[Stated problem] Transcribe everything in the data word for word. Pictures are left out.

[Collected material]
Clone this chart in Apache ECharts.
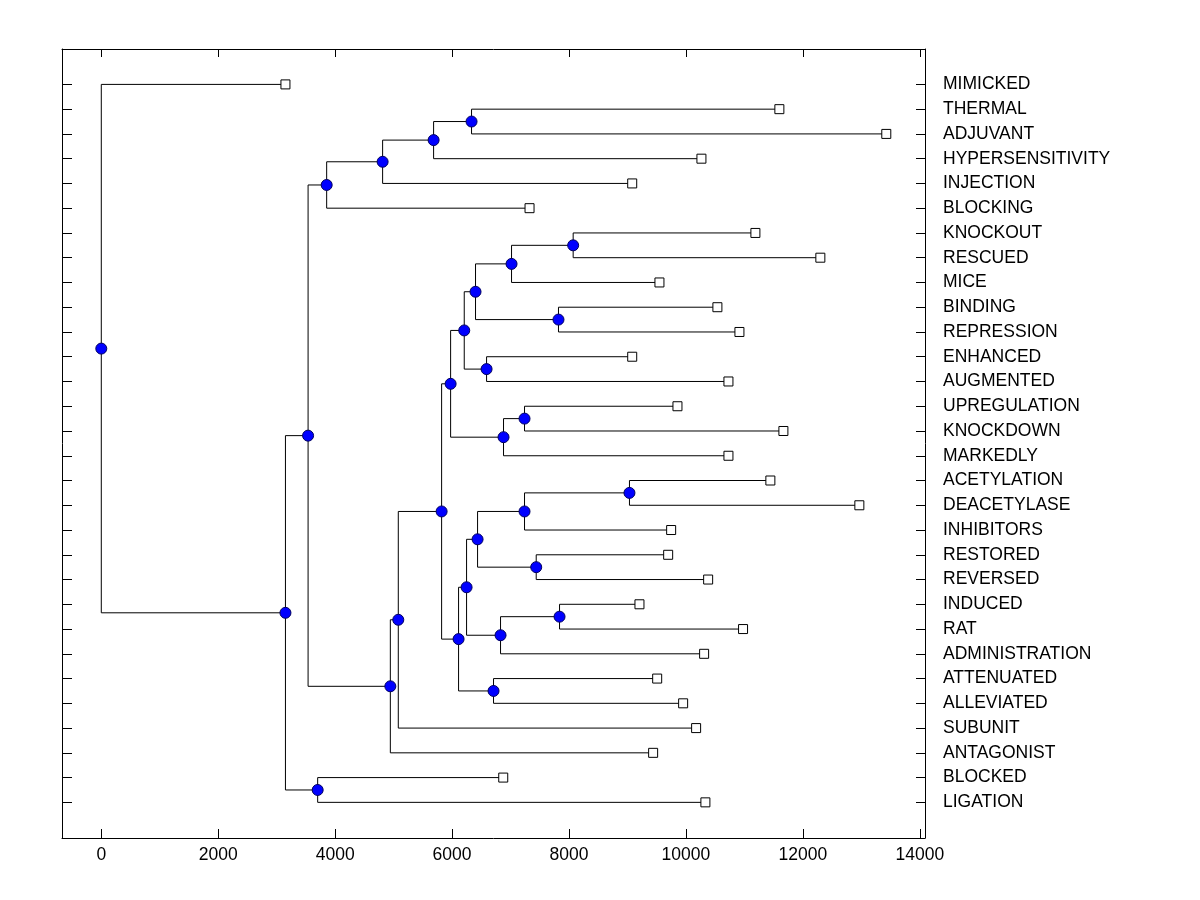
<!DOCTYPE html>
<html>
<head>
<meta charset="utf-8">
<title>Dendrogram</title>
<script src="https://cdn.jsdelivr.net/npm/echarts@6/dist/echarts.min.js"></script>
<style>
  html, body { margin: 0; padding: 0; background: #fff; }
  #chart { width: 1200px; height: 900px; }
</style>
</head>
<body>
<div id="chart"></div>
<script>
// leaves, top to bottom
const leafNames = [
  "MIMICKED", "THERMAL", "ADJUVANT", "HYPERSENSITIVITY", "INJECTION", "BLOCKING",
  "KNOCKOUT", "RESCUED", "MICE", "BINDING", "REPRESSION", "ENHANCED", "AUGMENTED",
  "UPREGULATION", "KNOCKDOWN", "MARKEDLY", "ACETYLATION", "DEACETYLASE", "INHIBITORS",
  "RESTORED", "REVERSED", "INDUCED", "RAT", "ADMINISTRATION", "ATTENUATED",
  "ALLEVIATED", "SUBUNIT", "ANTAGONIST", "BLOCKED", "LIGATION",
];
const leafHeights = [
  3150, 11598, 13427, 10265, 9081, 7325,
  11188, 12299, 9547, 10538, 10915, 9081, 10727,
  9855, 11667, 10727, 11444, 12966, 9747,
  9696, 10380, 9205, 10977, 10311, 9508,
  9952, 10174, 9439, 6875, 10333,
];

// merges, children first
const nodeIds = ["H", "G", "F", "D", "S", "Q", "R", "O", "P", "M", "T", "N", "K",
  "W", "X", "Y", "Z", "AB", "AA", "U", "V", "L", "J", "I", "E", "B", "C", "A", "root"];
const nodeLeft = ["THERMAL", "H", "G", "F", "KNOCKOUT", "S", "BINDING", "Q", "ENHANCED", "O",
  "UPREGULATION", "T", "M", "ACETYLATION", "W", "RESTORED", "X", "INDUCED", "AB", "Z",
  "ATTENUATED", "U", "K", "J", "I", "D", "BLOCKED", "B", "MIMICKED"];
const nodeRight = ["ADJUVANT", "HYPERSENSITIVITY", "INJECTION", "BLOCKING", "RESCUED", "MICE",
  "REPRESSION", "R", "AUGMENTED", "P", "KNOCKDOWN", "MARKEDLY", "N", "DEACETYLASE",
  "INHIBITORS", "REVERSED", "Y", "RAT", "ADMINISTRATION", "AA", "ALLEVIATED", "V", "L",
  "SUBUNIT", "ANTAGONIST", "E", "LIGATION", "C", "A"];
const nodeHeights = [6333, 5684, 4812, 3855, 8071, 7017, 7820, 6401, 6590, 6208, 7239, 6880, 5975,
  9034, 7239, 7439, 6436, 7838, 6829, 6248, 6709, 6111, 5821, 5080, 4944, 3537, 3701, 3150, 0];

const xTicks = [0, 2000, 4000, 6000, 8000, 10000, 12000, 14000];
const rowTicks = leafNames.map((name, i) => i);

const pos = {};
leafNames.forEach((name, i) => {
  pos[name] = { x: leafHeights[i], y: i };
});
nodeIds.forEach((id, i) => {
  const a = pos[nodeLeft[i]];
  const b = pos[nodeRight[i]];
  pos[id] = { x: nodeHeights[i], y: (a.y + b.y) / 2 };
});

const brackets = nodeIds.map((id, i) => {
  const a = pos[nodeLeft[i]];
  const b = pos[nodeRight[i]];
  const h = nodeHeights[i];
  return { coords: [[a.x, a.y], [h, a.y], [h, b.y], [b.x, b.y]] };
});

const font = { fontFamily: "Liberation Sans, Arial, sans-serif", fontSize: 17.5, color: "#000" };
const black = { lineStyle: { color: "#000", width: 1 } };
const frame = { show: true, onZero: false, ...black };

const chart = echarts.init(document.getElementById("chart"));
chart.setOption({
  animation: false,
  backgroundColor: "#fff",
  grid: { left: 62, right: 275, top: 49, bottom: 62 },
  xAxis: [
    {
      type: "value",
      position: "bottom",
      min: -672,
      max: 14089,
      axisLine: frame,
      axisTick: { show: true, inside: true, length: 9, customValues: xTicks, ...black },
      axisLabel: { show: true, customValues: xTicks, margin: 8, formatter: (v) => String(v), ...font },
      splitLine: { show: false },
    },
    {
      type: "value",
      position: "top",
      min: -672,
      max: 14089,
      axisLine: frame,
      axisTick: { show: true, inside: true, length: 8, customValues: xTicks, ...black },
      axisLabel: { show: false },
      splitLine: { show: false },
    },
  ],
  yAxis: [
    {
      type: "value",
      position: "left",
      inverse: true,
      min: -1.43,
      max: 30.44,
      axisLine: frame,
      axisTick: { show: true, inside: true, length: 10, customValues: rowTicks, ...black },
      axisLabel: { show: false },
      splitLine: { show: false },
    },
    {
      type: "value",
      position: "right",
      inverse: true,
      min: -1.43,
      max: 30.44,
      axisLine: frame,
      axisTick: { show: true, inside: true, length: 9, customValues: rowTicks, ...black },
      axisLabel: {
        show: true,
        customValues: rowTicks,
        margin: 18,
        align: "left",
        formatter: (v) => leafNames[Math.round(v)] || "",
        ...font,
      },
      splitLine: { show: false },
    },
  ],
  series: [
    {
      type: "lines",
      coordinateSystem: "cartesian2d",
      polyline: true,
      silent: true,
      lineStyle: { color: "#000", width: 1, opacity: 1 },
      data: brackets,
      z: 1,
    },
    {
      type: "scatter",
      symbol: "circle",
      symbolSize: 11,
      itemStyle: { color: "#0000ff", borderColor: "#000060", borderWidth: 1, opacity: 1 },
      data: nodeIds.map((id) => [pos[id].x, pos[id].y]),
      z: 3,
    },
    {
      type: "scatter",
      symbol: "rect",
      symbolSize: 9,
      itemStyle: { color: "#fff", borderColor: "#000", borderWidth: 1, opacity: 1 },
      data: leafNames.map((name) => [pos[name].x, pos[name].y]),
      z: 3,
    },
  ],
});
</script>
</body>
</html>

[Result of this task]
Clone this chart in Apache ECharts.
<!DOCTYPE html>
<html>
<head>
<meta charset="utf-8">
<title>Dendrogram</title>
<script src="https://cdn.jsdelivr.net/npm/echarts@6/dist/echarts.min.js"></script>
<style>
  html, body { margin: 0; padding: 0; background: #fff; }
  #chart { width: 1200px; height: 900px; }
</style>
</head>
<body>
<div id="chart"></div>
<script>
// leaves, top to bottom
const leafNames = [
  "MIMICKED", "THERMAL", "ADJUVANT", "HYPERSENSITIVITY", "INJECTION", "BLOCKING",
  "KNOCKOUT", "RESCUED", "MICE", "BINDING", "REPRESSION", "ENHANCED", "AUGMENTED",
  "UPREGULATION", "KNOCKDOWN", "MARKEDLY", "ACETYLATION", "DEACETYLASE", "INHIBITORS",
  "RESTORED", "REVERSED", "INDUCED", "RAT", "ADMINISTRATION", "ATTENUATED",
  "ALLEVIATED", "SUBUNIT", "ANTAGONIST", "BLOCKED", "LIGATION",
];
const leafHeights = [
  3150, 11598, 13427, 10265, 9081, 7325,
  11188, 12299, 9547, 10538, 10915, 9081, 10727,
  9855, 11667, 10727, 11444, 12966, 9747,
  9696, 10380, 9205, 10977, 10311, 9508,
  9952, 10174, 9439, 6875, 10333,
];

// merges, children first
const nodeIds = ["H", "G", "F", "D", "S", "Q", "R", "O", "P", "M", "T", "N", "K",
  "W", "X", "Y", "Z", "AB", "AA", "U", "V", "L", "J", "I", "E", "B", "C", "A", "root"];
const nodeLeft = ["THERMAL", "H", "G", "F", "KNOCKOUT", "S", "BINDING", "Q", "ENHANCED", "O",
  "UPREGULATION", "T", "M", "ACETYLATION", "W", "RESTORED", "X", "INDUCED", "AB", "Z",
  "ATTENUATED", "U", "K", "J", "I", "D", "BLOCKED", "B", "MIMICKED"];
const nodeRight = ["ADJUVANT", "HYPERSENSITIVITY", "INJECTION", "BLOCKING", "RESCUED", "MICE",
  "REPRESSION", "R", "AUGMENTED", "P", "KNOCKDOWN", "MARKEDLY", "N", "DEACETYLASE",
  "INHIBITORS", "REVERSED", "Y", "RAT", "ADMINISTRATION", "AA", "ALLEVIATED", "V", "L",
  "SUBUNIT", "ANTAGONIST", "E", "LIGATION", "C", "A"];
const nodeHeights = [6333, 5684, 4812, 3855, 8071, 7017, 7820, 6401, 6590, 6208, 7239, 6880, 5975,
  9034, 7239, 7439, 6436, 7838, 6829, 6248, 6709, 6111, 5821, 5080, 4944, 3537, 3701, 3150, 0];

const xTicks = [0, 2000, 4000, 6000, 8000, 10000, 12000, 14000];
const rowTicks = leafNames.map((name, i) => i);

const pos = {};
leafNames.forEach((name, i) => {
  pos[name] = { x: leafHeights[i], y: i };
});
nodeIds.forEach((id, i) => {
  const a = pos[nodeLeft[i]];
  const b = pos[nodeRight[i]];
  pos[id] = { x: nodeHeights[i], y: (a.y + b.y) / 2 };
});

const brackets = nodeIds.map((id, i) => {
  const a = pos[nodeLeft[i]];
  const b = pos[nodeRight[i]];
  const h = nodeHeights[i];
  return { coords: [[a.x, a.y], [h, a.y], [h, b.y], [b.x, b.y]] };
});

const font = { fontFamily: "Liberation Sans, Arial, sans-serif", fontSize: 17.5, color: "#000" };
const black = { lineStyle: { color: "#000", width: 1 } };
const frame = { show: true, onZero: false, ...black };

const chart = echarts.init(document.getElementById("chart"));
chart.setOption({
  animation: false,
  backgroundColor: "#fff",
  grid: { left: 62, right: 275, top: 49, bottom: 62 },
  xAxis: [
    {
      type: "value",
      position: "bottom",
      min: -672,
      max: 14089,
      axisLine: frame,
      axisTick: { show: true, inside: true, length: 9, customValues: xTicks, ...black },
      axisLabel: { show: true, customValues: xTicks, margin: 8, formatter: (v) => String(v), ...font },
      splitLine: { show: false },
    },
    {
      type: "value",
      position: "top",
      min: -672,
      max: 14089,
      axisLine: frame,
      axisTick: { show: true, inside: true, length: 8, customValues: xTicks, ...black },
      axisLabel: { show: false },
      splitLine: { show: false },
    },
  ],
  yAxis: [
    {
      type: "value",
      position: "left",
      inverse: true,
      min: -1.43,
      max: 30.44,
      axisLine: frame,
      axisTick: { show: true, inside: true, length: 10, customValues: rowTicks, ...black },
      axisLabel: { show: false },
      splitLine: { show: false },
    },
    {
      type: "value",
      position: "right",
      inverse: true,
      min: -1.43,
      max: 30.44,
      axisLine: frame,
      axisTick: { show: true, inside: true, length: 9, customValues: rowTicks, ...black },
      axisLabel: {
        show: true,
        customValues: rowTicks,
        margin: 18,
        align: "left",
        formatter: (v) => leafNames[Math.round(v)] || "",
        ...font,
      },
      splitLine: { show: false },
    },
  ],
  series: [
    {
      type: "lines",
      coordinateSystem: "cartesian2d",
      polyline: true,
      silent: true,
      lineStyle: { color: "#000", width: 1, opacity: 1 },
      data: brackets,
      z: 1,
    },
    {
      type: "scatter",
      symbol: "circle",
      symbolSize: 11,
      itemStyle: { color: "#0000ff", borderColor: "#000060", borderWidth: 1, opacity: 1 },
      data: nodeIds.map((id) => [pos[id].x, pos[id].y]),
      z: 3,
    },
    {
      type: "scatter",
      symbol: "rect",
      symbolSize: 9,
      itemStyle: { color: "#fff", borderColor: "#000", borderWidth: 1, opacity: 1 },
      data: leafNames.map((name) => [pos[name].x, pos[name].y]),
      z: 3,
    },
  ],
});
</script>
</body>
</html>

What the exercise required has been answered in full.